In the past two decades, structured products have opened a vast universe of possibilities for investors. Once, most private investors were limited to straightforward equity and bond investments, or an experienced few might occasionally speculate on foreign exchange or commodities. But structured products have changed that.

There are literally millions of structured products, typically created by banks to offer a specific type of return. They use derivatives to give investors exposure to underlying assets such as equity prices, interest rates, exchange rates, indices, credit spreads, funds, commodity prices – anything for which there’s a financial market.

The beauty of structured products is that they allow investors to take a nuanced approach to investing. Think of an investment in equities with the reassurance of capital protection in today’s volatile markets. Or an investment that enhances fixed income yields despite the past few years’ low interest rates. Or an investment with a hedge against currency risks at a time of fast-moving currency adjustments.

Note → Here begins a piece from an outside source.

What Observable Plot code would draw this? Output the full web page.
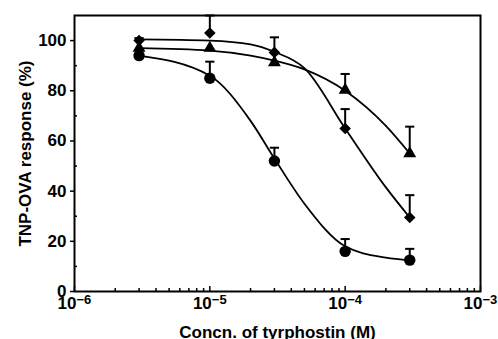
<!DOCTYPE html>
<html><head><meta charset="utf-8">
<script src="https://cdn.jsdelivr.net/npm/d3@7"></script>
<script src="https://cdn.jsdelivr.net/npm/@observablehq/plot@0.6"></script>
<style>body{margin:0;background:#fff}</style>
</head><body><div id="chart"></div>
<script>
// Measured concentrations (M)
const conc = [3e-6, 1e-5, 3e-5, 1e-4, 3e-4];
// Mean responses (%)
const circleMean   = [94, 85, 52, 16, 12.5];
const diamondMean  = [100, 103, 95.3, 65, 29.5];
const triangleMean = [97, 97, 91.3, 80.3, 55];
// Upper error-bar ends (%), null = no visible bar
const circleErr   = [null, 91.6, 57.3, 20.9, 17];
const diamondErr  = [101, 110, 101.3, 72.7, 38.4];
const triangleErr = [null, null, null, 86.7, 65.7];
// Fitted curves
const fitConc     = [3e-6, 1e-5, 2e-5, 3e-5, 5e-5, 1e-4, 2e-4, 3e-4];
const circleFit   = [94, 86, 68, 53, 35, 18, 13.5, 12.5];
const diamondFit  = [100.5, 100, 98.5, 95.5, 89, 65, 41.5, 29.5];
const triangleFit = [97, 96, 94, 92, 88.5, 80, 66, 55];
// Axis ticks
const xMajor = [1e-6, 1e-5, 1e-4, 1e-3];
const xMinor = [2,3,4,5,6,7,8,9].flatMap(m => [1e-6, 1e-5, 1e-4].map(d => m * d));
const yMajor = [0, 20, 40, 60, 80, 100];
const yMinor = [10, 30, 50, 70, 90];

const series = [
  {name: "circle", symbol: "circle", r: 5.7, mean: circleMean, err: circleErr, fit: circleFit},
  {name: "diamond", symbol: "diamond2", r: 5.2, mean: diamondMean, err: diamondErr, fit: diamondFit},
  {name: "triangle", symbol: "triangle", r: 4.8, mean: triangleMean, err: triangleErr, fit: triangleFit}
];
const points = series.flatMap(s => conc.map((c, i) => ({s: s.name, symbol: s.symbol, r: s.r, x: c, y: s.mean[i], e: s.err[i]})));
const bars = points.filter(d => d.e != null);
const fits = series.flatMap(s => fitConc.map((c, i) => ({s: s.name, x: c, y: s.fit[i]})));

const expo = d => "\u2212" + String(Math.abs(Math.round(Math.log10(d))));

const capSymbol = {draw(ctx, size) { const w = Math.sqrt(size / Math.PI); ctx.moveTo(-w, 0); ctx.lineTo(w, 0); }};

const chart = Plot.plot({
  width: 498, height: 339,
  marginLeft: 74, marginRight: 18, marginTop: 15, marginBottom: 48,
  style: {fontFamily: "Liberation Sans, Arial, sans-serif", fontSize: "16px", fontWeight: "bold", color: "#000", background: "#fff"},
  x: {type: "log", domain: [1e-6, 1e-3]},
  y: {domain: [0, 110]},
  symbol: {type: "identity"},
  r: {type: "identity"},
  marks: [
    Plot.axisX({ticks: xMajor, tickSize: -5, text: null, strokeWidth: 1.5, label: "Concn. of tyrphostin (M)", labelAnchor: "center", labelArrow: "none", labelOffset: 46, fontSize: 17}),
    Plot.axisX({ticks: xMinor, tickSize: -3, text: null, label: null, strokeWidth: 1.5}),
    Plot.text(xMajor, {x: d => d, text: () => "10", frameAnchor: "bottom", lineAnchor: "top", textAnchor: "end", dx: 2, dy: 5, fontSize: 17}),
    Plot.text(xMajor, {x: d => d, text: expo, frameAnchor: "bottom", lineAnchor: "top", textAnchor: "start", dx: 2, dy: 3, fontSize: 13}),
    Plot.axisY({ticks: yMajor, tickSize: 4, tickPadding: 4, strokeWidth: 1.5, label: "TNP-OVA response (%)", labelAnchor: "center", labelArrow: "none", labelOffset: 56, fontSize: 17}),
    Plot.axisY({ticks: yMinor, tickSize: -3, text: null, label: null, strokeWidth: 1.5}),
    Plot.frame({stroke: "#000", strokeWidth: 2}),
    Plot.line(fits, {x: "x", y: "y", z: "s", curve: "monotone-x", stroke: "#000", strokeWidth: 1.8}),
    Plot.ruleX(bars, {x: "x", y1: "y", y2: "e", stroke: "#000", strokeWidth: 2}),
    Plot.dot(bars, {x: "x", y: "e", symbol: () => capSymbol, r: 4.6, stroke: "#000", strokeWidth: 2, fill: "none"}),
    Plot.dot(points, {x: "x", y: "y", symbol: "symbol", r: "r", fill: "#000", stroke: "none"})
  ]
});
document.getElementById("chart").append(chart);
</script>
</body></html>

Through the flexibility of their derivative building blocks, structured products essentially offer pre-packaged investment solutions. Consequently, the sector has grown fast from its beginnings in Europe in the 1990s, quickly catching on in Asia and then the US. While little is written about the sector, it’s thought to rival the USD 3 trillion hedge fund industry in size.

Four broad types

In the most simplistic terms, there are four types of structured products, although there’s a huge variation on each:

  1. Capital-protected products
    Capital-protected products participate in the performance of a financial asset like a stock, fund or index, while protecting the investor’s capital. Depending on the product, they may participate to varying degrees in the underlying asset’s upside and protect the capital either entirely or partially.
  2. Participation Products
    Participation products provide the possibility to participate in the performance of an asset or basket of assets. These assets could be anything, from equities, funds, bonds, ETFs indices to a mix of those. The most common participation products are tracker certificates; they provide 1-to-1 participation to the performance of a basket of securities.
  3. Yield enhancement products
    Yield enhancement products are recognized by the fact that they provide a predefined yield in return for a downside risk. Well-known products in this category are reverse convertibles. Those products provide the investor a predetermined yield per annum in return for the willingness to absorb downside risk of for example a stock, index, currency-pair or fund.  Reverse convertibles come in a broad range of variations (with or without barrier, multiple underlyings and/or callability).
  4. Leveraged products
    Compared to the yield enhancement products, leveraged products provide a further enhanced yield, often without any limit to the upside participation. Leveraged certificates are examples of leveraged products; they provide enhanced participation to an underlying with inbuilt leverage. Leveraged exposure is also provided on the downside performance of the underlying. Therefore those products usually come with a stop-loss in order to limit potential capital losses. Another example is a call warrant, which is simply a call option that is traded in a securitized format. This format is interesting in order to be able to trade a call option on underlyings for which no exchange traded option market exists.

Tax efficiency

Often, products are structured to deliver the highest after-tax returns. For example, if a structured product can be engineered to generate a capital gain rather than income, as capital gains are not taxed so highly in many countries. Packaging a structured product as an insurance policy can also help tax efficiency.

Targeting rewards, controlling risks

The structured products mentioned above are among the simplest. They can get far more complex, offering experienced investors highly sophisticated ways to speculate on or hedge any financial asset, currency or commodity. Investors must fully understand the characteristics before investing in one, though, to be sure that they know what they’re buying.

They offer a wider set of investment opportunities than any other type of investment. And, they can be used for practical purposes such as adding diversification to an investment portfolio, hedging currency risk and even helping to manage cash flows.

Without doubt, structured products add another dimension to investing. They offer solutions that can be adapted to the needs of each investor, for example in terms of strategy, risk/return profile, maturity or the amount to be invested. Above all, they allow investors to target the specific rewards that they want and to adjust the risks they’re prepared to take.